On November 16, 2016, a federal district judge in Texas barred the Department of Labor (“DOL”) from enforcing its new so-called “Persuader Rule.” The rule, which would have imposed broad disclosure requirements on employers responding to union-organizing campaigns, has been mired in controversy since it was proposed in 2011. In April 2016, Sheppard Mullin wrote about the changes the final rule would have made; in June, we covered a proposed carve-out for legacy agreements between employers and third-party advisors.
The new Persuader Rule, which would have taken effect in July 2016, has been so controversial because it appeared to require employers to disclose information not only about third-party consultants trying directly to affect employees’ decisions whether to unionize, but also about third-party consultants—including outside lawyers—who had no direct contact with employees at all. The rule would have required any covered employer or third party consultant, on pain of criminal prosecution, to disclose (1) the identity of any outside lawyer or other consultant; (2) the goals, terms, and conditions of the arrangement; and (3) the activities performed and to be performed by the consultant. Many feared that the rule would have been used to force employers to disclose information protected by the attorney-client privilege.

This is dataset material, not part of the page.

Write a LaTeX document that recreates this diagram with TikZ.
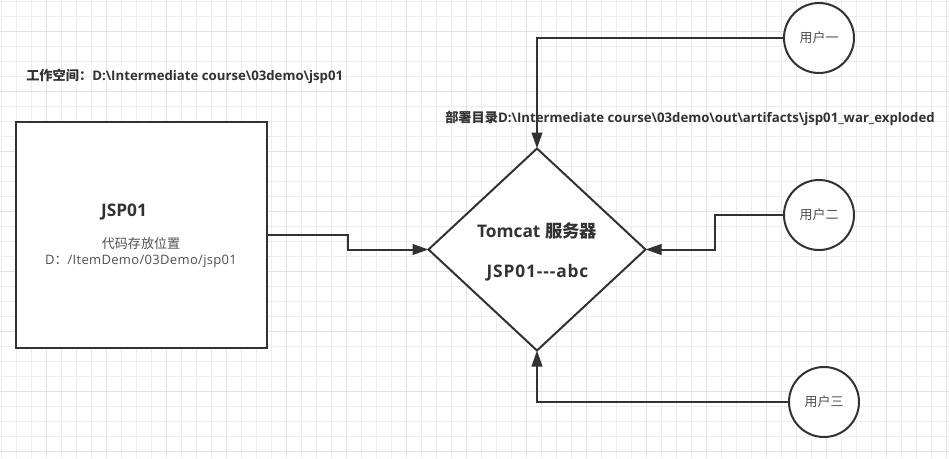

This week, a collection of states and business groups, including the state of Texas, persuaded the Hon. Sam R. Cummings of the Northern District of Texas that the new Persuader Rule went too far. Judge Cummings converted a preliminary injunction issued in June 2016 to a permanent injunction prohibiting the DOL from enforcing the rule as drafted. The court ruled that the proposed regulation exceeded the DOL’s authority under the Labor Management Reporting and Disclosure Act by requiring employers to report information specifically protected from disclosure by the Act.
Business groups and employers are cheering Judge Cummings’s ruling. But the court also opined, when it issued its preliminary injunction, that the DOL’s current rule is underinclusive; assuming the ruling is not overturned on appeal, employers should be prepared to respond if the DOL tries to change the Persuader Rule again.
The case is National Federation of Independent Business v. Perez, Case No. 5:16-cv-00066 (N.D. Tex. Nov. 16, 2016).